The so-called simpleton (our antihero) next happens to a town where dwells a king and his daughter, the daughter being ill in the sense that she is too serious. I suppose she is what we call these days “depressed”. Father has said that whoever can make her laugh can have her hand in marriage. Simpleton and his hangers-on go to the castle, and she goes into uncontrollable fits of laughter. We could see this reaction on her part as an experience of enlightenment, right?
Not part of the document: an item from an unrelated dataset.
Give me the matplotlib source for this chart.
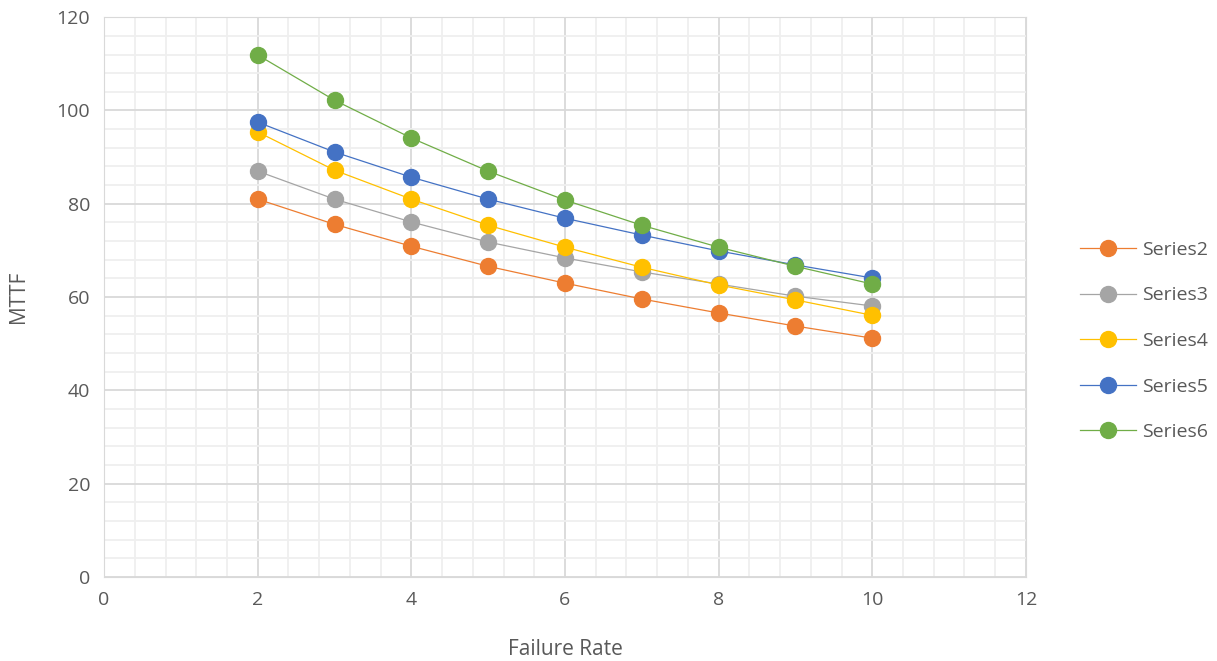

From the symbolic standpoint, the princess is an inner feminine aspect of the king’s. When she witnesses the attachments, it’s symbolic of a person understanding the nature of their own attachment and therefore the nature of attachment in general. That’s the cool thing about understanding your own motivations, you can develop compassion for all the other idiots in the world. Witnessing the physical portrayal of human attachment, she sees how silly it is, all the grasping and striving, the judgment and the social conditioning. And in that moment of understanding, she is free of her seriousness, which is often the result of attachments, actually. “Serious” and its close brother “grave” imply dire consequence, and therefore mortal concern, from the smallest of small failures to the ultimate failure from the ego perspective: death. If it’s all a game, in a beautiful sense, we can relax our seriousness, for death and all its subtext loses its horrid sting. We realize we won’t get out of here alive, anyway; fear of Death is always a losing game. We can open to learning the game of true compassion that wants and needs nothing AT ALL of self or other. We can relax our grip on life, even if it means we appear foolish in the eyes of some.

The story does go on with more symbolic-alchemical education, common in these wisdom tales; tasks that are usually symbolic of learning about elements (earth, air, fire, water) and/or the nature of the divine masculine or feminine. For the story-king does not want to relinquish his attachment to his daughter to a man the whole world judges as silly and no account! However, the point concerning attachments has been made in a playful and lovely manner, and the larger subject of  oneness, unity, and compassion addressed.